1. The Early Bird Gets the Worm

2. Stay Hydrated and Dress the Part

3. Deeper Can be the Answer

4. Don’t be Afraid of Big Baits

5. Current is Key

6. Find the Shade

Who doesn’t love a gorgeous summer day on the water? Beautiful weather, sunshine, a calm lake and plenty of people enjoying the water. As enjoyable as all of these things can be, they can also make for some seriously tough fishing conditions. In this article, we’re going to give you some summer fishing tips to help you land a big one when the bite gets tough.

1. Early Bird Gets the Worm

The hotter the days get, the more important it is to be on the water at the crack of dawn. Most predatory fish prefer to feed in low light conditions because it makes it easier for them to ambush their prey, so in the summer when bright and sunny days are common many fish will be considerably more active in the morning than any other time of the day. It’s not uncommon for our local Lake Erie walleye anglers to have a majority or even their entire limit in the first few hours of the morning. And as for our bass and musky anglers, a morning topwater bite is some serious motivation to get out of bed before the sun comes up!

2. Stay Hydrated and Dress the Part

Although this may not seem like much of a fishing tip, it’s one of the most important things you can do when fishing in hot weather. The more dehydrated you become, the more you lose focus on what's going on around you. This will cause you to start missing bites or overlooking pieces of the puzzle when trying to put a pattern together. Many companies such as Aftco and Simms design apparel to protect you from the sun and keep you cool. FishUSA even carries their own line of hot weather apparel. Wearing these specially designed sun shirts keeps you cool, focused and safe from the sun all day.

The FishUSA Men’s Hardcore Performance Long Sleeve Shirt is sure to keep you cool and comfortable in the heat of the summer

3. Deeper Can be the Answer

Depending on what body of water you’re fishing or where you are in the world, deeper can be the answer in the summer. As water temps rise in the shallows, oxygen levels can decrease causing baitfish to head for the deep, and the predators aren’t far behind them. Bass will head to offshore structures such as stumps, brush piles, rock piles, deep weeds or any other type of cover they can find. Other species such as walleyes or muskies will also head to these offshore structures, but are also more prone to suspend or just chase bait around the basin of a lake. This is when it becomes difficult to target these fish with any technique other than trolling.

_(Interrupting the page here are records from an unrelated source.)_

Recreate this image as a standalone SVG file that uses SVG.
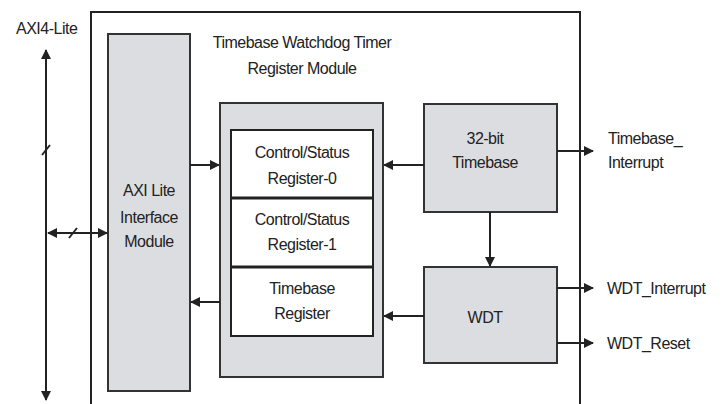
<svg xmlns="http://www.w3.org/2000/svg" width="723" height="404" viewBox="0 0 723 404">
<style>
.box{fill:#dcdde0;stroke:#333;stroke-width:2}
.reg{fill:#fff;stroke:#222;stroke-width:2}
.ln{stroke:#222;stroke-width:2;fill:none}
text{font-family:"Liberation Sans",Arial,sans-serif;font-size:16px;letter-spacing:-0.5px;fill:#222}
.c{text-anchor:middle}
</style>
<defs>
<marker id="ah" viewBox="0 0 10 10" refX="9" refY="5" markerWidth="5" markerHeight="5" orient="auto-start-reverse" markerUnits="strokeWidth">
<path d="M0,0 L10,5 L0,10 z" fill="#222"/>
</marker>
</defs>
<rect width="723" height="404" fill="#fff"/>
<g id="outer">
<path d="M91,406 V12 H580 V406" class="ln"/>
<text class="c" x="302" y="48">Timebase Watchdog Timer</text>
<text class="c" x="302" y="74">Register Module</text>
</g>
<g id="axi-label">
<text x="16" y="34">AXI4-Lite</text>
</g>
<g id="axi-module">
<rect class="box" x="108" y="34" width="82" height="357"/>
<text class="c" x="149" y="196">AXI Lite</text>
<text class="c" x="149" y="223">Interface</text>
<text class="c" x="149" y="247">Module</text>
</g>
<g id="register-module">
<rect class="box" x="220" y="103" width="163" height="274"/>
<rect class="reg" x="231" y="130" width="142" height="206"/>
<line x1="231" y1="198" x2="373" y2="198" stroke="#222" stroke-width="3"/>
<line x1="231" y1="267" x2="373" y2="267" stroke="#222" stroke-width="3"/>
</g>
<g id="csr0">
<text class="c" x="302" y="158">Control/Status</text>
<text class="c" x="302" y="184">Register-0</text>
</g>
<g id="csr1">
<text class="c" x="302" y="225">Control/Status</text>
<text class="c" x="302" y="250">Register-1</text>
</g>
<g id="tbr">
<text class="c" x="302" y="294">Timebase</text>
<text class="c" x="302" y="319">Register</text>
</g>
<g id="timebase">
<rect class="box" x="424" y="104" width="133" height="108"/>
<text class="c" x="485" y="144">32-bit</text>
<text class="c" x="485" y="168">Timebase</text>
</g>
<g id="wdt">
<rect class="box" x="424" y="267" width="133" height="96"/>
<text class="c" x="485" y="323">WDT</text>
</g>
<g id="outputs">
<text x="608" y="144">Timebase_</text>
<text x="608" y="168">Interrupt</text>
<text x="607" y="294">WDT_Interrupt</text>
<text x="607" y="349">WDT_Reset</text>
</g>
<g id="connectors">
<line class="ln" x1="46" y1="50" x2="46" y2="400" marker-start="url(#ah)" marker-end="url(#ah)"/>
<line class="ln" x1="42" y1="155" x2="50" y2="145" stroke-width="1.5"/>
<line class="ln" x1="48" y1="233" x2="107" y2="233" marker-start="url(#ah)" marker-end="url(#ah)"/>
<line class="ln" x1="69" y1="238" x2="77" y2="228" stroke-width="1.5"/>
<line class="ln" x1="190" y1="165" x2="219" y2="165" marker-end="url(#ah)"/>
<line class="ln" x1="220" y1="302" x2="191" y2="302" marker-end="url(#ah)"/>
<line class="ln" x1="424" y1="165" x2="384" y2="165" marker-end="url(#ah)"/>
<line class="ln" x1="424" y1="316" x2="384" y2="316" marker-end="url(#ah)"/>
<line class="ln" x1="490" y1="212" x2="490" y2="266" marker-end="url(#ah)"/>
<line class="ln" x1="557" y1="151" x2="593" y2="151" marker-end="url(#ah)"/>
<line class="ln" x1="557" y1="288" x2="593" y2="288" marker-end="url(#ah)"/>
<line class="ln" x1="557" y1="343" x2="593" y2="343" marker-end="url(#ah)"/>
</g>
</svg>
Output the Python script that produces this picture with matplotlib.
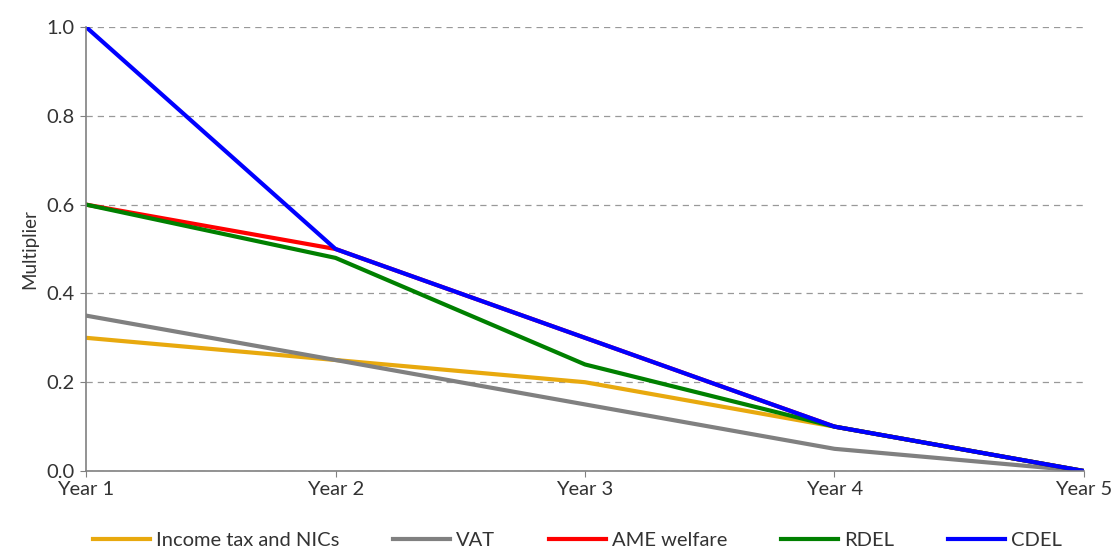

4. Don’t Be Afraid of Big Baits

This tip is a little more focused towards early summer fishing, but it can definitely still be a factor throughout the entire summer fishing season. After fish have spawned and are leaving the shallows of whatever canal, creek or river they may have just been inhabiting, they’re tired, hungry, and just dying for a big easy meal to fall right in front of their faces. This is why a larger presentation such as a big swimbait, topwater, or jig can have some serious drawing power in the early summer. Plus, catching fish on big baits can just be downright fun! Megabass makes a variety of plus sized swimbaits that excel in the summer months and are an excellent option for many species.

This post-spawn smallie made short work of this 5” Megabass Sparkshad

The Megabass Magdraft catches the eye of just about any big predator

5. Current is Key

Current is important when fishing anywhere any time of year, but in the summer it is an especially crucial variable to keep an eye on. Current positions fish and gets them feeding, so in the hot summer when fish are scattered and lethargic, it can be your best friend. Current isn’t just a factor on a river, creek or a lake with a dam that pulls water. Wind can create an impressive amount of current on even small bodies of water, which moves the microscopic plankton invisible to us that baitfish love to feed on. In turn, predatory fish follow. Fish that are in a completely neutral mood and not interested in feeding at all can be snapped into activity as soon as the wind starts blowing and some current becomes present. As nice as it can be to enjoy a glass calm lake and not fight wind or current all day, that can make for some difficult fishing conditions.

6. Find the Shade

Imagine you’re out fishing on a brutally sunny and hot day. Whenever you pass under a bridge, tree or anything else offering shade it feels great to escape the blasting sun, doesn’t it? The fish feel the same way in the summer. This is a large part of the reason fish will run for deep water, but some will remain shallow if there’s enough cover to keep them there. And shade is something that they’ll instantly gravitate towards. Shade doesn’t just offer relief from the sun, however. It creates a perfect ambush point for fish and allows them to feel safe and sheltered from predators.

From early summer to late summer, fishing in hot weather can be extremely tough yet very rewarding. We hope these tips help you put a few more fish in the net this summer!